Print the lines from the one that contains "Generate a Python" to the one that contains "plt.rcParams['mathtext.default'] = 'regular'", inclusive, exactly as they appear, and please drop any pictures.

• _Provided data_:
—————
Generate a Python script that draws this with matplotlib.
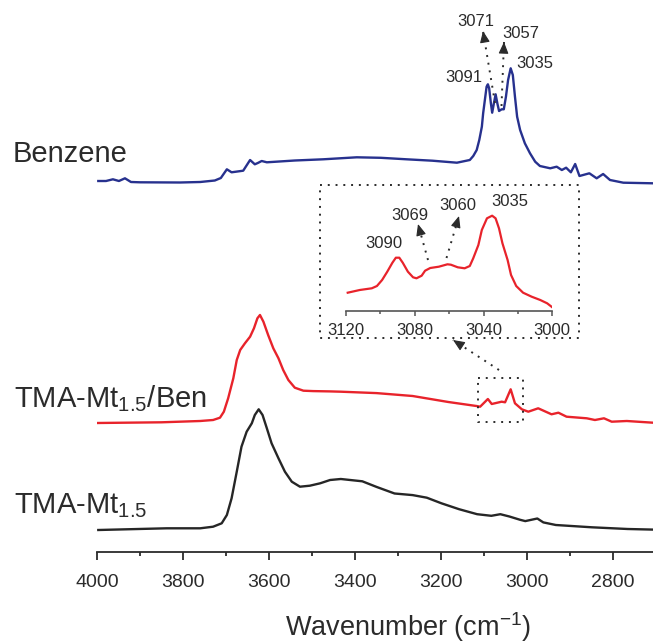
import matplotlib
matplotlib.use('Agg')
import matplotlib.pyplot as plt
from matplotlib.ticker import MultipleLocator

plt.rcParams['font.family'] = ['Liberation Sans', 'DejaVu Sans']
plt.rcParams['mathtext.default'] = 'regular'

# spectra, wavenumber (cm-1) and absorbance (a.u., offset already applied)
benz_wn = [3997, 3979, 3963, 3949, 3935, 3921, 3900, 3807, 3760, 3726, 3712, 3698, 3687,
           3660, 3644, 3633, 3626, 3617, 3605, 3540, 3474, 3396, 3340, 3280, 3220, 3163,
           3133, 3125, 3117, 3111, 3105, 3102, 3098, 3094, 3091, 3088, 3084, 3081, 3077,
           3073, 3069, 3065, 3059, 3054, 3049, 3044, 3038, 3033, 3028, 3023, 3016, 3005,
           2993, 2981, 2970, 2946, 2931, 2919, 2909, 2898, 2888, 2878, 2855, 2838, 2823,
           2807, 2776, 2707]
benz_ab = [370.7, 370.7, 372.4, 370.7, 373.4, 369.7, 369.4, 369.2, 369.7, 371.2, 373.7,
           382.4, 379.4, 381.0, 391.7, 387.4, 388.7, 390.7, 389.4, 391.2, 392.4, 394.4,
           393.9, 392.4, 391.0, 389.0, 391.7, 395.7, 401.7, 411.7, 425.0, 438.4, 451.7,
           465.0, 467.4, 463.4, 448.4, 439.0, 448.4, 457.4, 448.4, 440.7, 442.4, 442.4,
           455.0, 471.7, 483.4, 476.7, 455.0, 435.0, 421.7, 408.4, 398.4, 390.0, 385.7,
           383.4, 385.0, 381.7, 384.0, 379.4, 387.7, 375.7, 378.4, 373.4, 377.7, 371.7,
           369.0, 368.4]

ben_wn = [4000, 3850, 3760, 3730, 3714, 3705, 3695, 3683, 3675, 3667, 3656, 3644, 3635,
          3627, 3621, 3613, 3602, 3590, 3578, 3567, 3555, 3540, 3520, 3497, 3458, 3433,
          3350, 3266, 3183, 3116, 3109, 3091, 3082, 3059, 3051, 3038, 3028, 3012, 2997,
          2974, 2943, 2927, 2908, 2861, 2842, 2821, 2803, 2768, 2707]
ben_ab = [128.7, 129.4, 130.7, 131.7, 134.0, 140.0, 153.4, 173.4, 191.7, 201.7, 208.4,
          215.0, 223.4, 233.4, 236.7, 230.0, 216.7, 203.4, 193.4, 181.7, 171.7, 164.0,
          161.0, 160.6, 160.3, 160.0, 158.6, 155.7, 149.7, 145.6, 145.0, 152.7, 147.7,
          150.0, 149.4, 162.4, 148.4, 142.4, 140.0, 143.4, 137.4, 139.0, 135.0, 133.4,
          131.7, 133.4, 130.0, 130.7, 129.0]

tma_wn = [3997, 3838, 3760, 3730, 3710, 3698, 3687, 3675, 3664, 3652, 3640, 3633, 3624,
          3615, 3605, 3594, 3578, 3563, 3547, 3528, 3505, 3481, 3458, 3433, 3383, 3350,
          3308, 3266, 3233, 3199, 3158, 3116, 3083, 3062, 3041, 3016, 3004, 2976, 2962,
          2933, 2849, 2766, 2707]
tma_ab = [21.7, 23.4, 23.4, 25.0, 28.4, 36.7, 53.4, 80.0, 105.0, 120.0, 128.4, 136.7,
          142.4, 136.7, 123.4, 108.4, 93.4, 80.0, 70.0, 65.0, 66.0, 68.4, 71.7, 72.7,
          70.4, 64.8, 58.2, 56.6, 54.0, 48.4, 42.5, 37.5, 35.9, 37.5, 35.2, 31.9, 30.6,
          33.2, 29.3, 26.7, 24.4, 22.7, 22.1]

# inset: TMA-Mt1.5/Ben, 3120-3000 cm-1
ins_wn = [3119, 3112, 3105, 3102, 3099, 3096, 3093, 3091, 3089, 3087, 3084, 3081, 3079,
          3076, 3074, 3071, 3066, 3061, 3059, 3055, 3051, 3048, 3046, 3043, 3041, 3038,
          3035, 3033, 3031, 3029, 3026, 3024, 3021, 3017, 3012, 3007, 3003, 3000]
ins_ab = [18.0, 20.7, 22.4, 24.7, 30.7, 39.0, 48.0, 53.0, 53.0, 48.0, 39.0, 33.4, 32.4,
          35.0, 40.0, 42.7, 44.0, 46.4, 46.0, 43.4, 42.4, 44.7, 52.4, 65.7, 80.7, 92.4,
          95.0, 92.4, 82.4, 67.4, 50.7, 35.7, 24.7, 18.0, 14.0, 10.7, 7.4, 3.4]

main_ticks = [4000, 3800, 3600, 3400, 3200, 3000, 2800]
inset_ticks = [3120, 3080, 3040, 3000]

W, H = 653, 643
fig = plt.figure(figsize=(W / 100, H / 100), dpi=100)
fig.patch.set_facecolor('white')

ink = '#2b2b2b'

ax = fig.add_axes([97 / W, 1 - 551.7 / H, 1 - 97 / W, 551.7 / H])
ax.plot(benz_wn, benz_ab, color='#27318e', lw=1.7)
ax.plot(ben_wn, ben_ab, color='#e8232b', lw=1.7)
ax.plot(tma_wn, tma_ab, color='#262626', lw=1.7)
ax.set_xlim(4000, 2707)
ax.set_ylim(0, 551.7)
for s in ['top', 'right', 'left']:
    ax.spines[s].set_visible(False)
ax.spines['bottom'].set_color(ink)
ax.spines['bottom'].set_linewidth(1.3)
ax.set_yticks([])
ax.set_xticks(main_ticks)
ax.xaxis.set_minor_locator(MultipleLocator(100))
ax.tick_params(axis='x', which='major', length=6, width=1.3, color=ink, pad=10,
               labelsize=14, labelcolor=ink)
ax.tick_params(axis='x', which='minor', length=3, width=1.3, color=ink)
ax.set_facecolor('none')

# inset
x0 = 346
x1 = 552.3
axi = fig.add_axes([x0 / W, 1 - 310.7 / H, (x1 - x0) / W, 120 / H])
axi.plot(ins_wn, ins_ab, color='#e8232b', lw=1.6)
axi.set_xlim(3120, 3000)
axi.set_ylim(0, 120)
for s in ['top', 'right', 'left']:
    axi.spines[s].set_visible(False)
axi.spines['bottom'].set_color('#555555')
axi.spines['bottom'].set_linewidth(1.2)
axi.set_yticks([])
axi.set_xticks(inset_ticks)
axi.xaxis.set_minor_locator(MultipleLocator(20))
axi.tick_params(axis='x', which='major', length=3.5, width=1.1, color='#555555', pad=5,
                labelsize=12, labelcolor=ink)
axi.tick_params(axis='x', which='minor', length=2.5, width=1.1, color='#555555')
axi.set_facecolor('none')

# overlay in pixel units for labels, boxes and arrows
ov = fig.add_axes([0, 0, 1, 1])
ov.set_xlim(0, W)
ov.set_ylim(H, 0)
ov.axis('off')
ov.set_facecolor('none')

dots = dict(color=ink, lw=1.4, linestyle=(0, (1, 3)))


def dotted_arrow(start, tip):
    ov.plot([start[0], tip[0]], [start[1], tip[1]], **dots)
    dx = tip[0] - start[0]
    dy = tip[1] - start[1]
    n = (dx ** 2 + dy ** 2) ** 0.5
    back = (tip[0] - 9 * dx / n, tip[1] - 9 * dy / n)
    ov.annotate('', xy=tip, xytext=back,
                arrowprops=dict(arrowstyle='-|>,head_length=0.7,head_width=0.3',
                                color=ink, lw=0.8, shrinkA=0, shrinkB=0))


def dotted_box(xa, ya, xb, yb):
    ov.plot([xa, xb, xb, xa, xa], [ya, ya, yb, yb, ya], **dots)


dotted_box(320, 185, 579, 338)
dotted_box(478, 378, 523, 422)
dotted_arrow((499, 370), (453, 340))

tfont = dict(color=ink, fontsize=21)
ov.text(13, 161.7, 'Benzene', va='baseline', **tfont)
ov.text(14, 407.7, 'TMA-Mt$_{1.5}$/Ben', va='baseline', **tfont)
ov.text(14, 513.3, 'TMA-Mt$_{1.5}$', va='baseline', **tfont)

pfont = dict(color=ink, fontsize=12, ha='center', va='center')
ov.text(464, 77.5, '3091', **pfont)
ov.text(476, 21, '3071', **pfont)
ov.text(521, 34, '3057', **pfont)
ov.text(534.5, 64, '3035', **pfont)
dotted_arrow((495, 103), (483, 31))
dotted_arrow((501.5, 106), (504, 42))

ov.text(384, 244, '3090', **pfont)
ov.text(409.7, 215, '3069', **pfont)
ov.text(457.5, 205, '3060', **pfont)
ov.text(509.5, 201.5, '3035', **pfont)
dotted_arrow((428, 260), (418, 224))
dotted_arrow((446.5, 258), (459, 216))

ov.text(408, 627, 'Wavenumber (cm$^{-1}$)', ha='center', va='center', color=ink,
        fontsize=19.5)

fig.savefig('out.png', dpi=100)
—————
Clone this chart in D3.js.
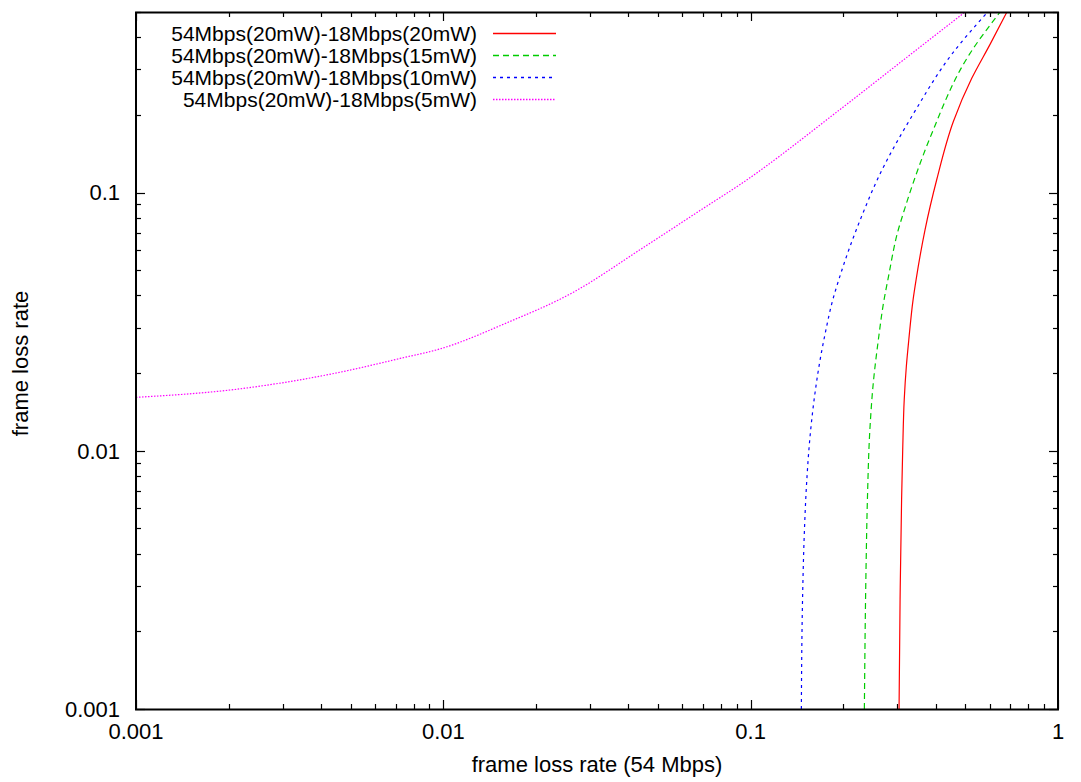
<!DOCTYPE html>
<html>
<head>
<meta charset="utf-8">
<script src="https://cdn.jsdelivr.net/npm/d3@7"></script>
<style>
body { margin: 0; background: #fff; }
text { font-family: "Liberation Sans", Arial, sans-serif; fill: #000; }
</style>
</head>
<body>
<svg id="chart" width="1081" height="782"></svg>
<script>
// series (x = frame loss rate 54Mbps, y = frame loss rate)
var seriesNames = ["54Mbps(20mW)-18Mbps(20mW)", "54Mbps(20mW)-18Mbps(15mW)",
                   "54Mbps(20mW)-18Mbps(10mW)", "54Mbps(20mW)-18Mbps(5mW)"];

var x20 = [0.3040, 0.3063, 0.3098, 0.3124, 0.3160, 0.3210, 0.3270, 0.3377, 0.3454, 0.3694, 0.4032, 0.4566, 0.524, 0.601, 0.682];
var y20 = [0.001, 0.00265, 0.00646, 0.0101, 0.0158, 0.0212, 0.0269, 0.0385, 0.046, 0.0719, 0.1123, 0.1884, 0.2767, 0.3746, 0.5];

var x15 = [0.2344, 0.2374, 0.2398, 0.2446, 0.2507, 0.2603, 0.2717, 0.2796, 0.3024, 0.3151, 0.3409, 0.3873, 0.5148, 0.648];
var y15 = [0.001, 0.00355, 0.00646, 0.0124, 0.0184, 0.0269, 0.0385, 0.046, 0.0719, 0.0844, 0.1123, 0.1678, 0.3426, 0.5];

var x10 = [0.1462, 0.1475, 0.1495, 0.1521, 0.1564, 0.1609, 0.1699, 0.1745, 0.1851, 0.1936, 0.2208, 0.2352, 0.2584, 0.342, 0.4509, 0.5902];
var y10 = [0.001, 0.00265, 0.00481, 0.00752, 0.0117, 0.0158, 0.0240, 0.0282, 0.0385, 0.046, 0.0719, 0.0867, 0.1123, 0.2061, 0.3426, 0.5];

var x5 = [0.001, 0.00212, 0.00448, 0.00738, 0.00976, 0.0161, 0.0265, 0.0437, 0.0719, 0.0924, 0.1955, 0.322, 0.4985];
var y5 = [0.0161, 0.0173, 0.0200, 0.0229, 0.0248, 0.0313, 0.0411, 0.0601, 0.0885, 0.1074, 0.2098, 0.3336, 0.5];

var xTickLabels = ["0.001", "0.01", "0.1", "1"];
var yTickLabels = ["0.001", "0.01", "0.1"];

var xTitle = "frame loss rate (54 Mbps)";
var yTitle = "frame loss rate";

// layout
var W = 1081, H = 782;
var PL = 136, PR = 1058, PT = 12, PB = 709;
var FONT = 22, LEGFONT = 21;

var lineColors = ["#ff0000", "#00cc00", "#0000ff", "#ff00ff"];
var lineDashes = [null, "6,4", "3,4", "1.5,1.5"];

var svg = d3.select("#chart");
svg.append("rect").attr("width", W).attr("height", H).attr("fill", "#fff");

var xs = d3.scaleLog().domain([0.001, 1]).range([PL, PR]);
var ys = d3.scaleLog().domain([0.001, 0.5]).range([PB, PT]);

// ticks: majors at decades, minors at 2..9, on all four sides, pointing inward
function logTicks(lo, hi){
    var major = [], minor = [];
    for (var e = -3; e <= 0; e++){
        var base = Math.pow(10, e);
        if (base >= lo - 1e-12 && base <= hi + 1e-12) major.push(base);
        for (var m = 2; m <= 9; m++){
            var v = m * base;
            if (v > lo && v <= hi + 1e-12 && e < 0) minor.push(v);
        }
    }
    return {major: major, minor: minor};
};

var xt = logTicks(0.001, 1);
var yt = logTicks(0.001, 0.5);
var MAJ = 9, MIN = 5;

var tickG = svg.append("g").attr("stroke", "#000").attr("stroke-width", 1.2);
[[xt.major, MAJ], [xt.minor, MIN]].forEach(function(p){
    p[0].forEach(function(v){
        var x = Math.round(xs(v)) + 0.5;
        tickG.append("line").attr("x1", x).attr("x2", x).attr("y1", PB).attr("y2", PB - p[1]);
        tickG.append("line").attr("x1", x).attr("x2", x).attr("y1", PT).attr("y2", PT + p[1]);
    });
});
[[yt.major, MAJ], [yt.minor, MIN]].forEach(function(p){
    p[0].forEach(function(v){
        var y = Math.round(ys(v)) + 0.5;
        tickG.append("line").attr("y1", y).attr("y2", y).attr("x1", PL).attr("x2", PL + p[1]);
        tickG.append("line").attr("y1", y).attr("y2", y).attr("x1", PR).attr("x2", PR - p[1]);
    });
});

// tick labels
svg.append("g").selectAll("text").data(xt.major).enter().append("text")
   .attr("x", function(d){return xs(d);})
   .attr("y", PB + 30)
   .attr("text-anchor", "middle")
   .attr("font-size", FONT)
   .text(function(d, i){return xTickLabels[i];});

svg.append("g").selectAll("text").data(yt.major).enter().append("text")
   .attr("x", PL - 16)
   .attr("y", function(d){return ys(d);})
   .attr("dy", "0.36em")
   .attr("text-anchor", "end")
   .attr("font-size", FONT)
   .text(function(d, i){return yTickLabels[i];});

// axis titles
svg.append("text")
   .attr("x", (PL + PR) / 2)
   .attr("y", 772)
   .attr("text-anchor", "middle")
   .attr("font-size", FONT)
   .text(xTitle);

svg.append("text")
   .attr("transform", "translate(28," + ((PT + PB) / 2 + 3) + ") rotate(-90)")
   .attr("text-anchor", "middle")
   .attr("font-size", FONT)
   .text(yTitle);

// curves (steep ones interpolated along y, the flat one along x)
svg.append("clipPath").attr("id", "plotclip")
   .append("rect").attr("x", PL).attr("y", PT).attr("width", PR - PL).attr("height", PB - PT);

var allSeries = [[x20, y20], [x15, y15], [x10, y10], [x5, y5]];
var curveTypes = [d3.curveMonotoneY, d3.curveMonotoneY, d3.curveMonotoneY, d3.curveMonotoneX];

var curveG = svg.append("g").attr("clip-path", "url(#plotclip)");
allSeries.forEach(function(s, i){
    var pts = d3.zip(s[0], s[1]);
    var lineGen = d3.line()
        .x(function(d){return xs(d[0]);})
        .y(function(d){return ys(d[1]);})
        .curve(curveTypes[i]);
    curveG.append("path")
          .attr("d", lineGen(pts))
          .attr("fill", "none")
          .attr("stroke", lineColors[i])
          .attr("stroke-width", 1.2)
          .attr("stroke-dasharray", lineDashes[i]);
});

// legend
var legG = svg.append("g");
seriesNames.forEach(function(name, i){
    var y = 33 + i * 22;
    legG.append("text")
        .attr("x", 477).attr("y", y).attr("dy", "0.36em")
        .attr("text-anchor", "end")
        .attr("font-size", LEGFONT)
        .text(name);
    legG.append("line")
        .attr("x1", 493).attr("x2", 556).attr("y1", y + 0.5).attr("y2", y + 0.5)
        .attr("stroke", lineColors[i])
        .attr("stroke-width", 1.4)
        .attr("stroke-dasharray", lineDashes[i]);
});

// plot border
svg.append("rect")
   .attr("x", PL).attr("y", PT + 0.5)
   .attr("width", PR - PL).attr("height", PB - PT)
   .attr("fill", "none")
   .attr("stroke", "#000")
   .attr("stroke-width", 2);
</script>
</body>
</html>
—————
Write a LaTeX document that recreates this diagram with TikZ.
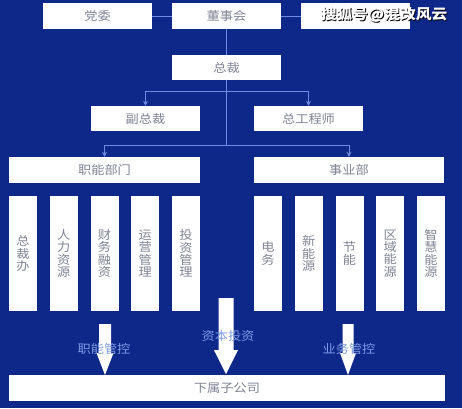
—————
• _Reply_:
Generate a Python script that draws this with matplotlib.
import matplotlib
matplotlib.use('Agg')
import matplotlib.pyplot as plt
from matplotlib.ticker import MultipleLocator

plt.rcParams['font.family'] = ['Liberation Sans', 'DejaVu Sans']
plt.rcParams['mathtext.default'] = 'regular'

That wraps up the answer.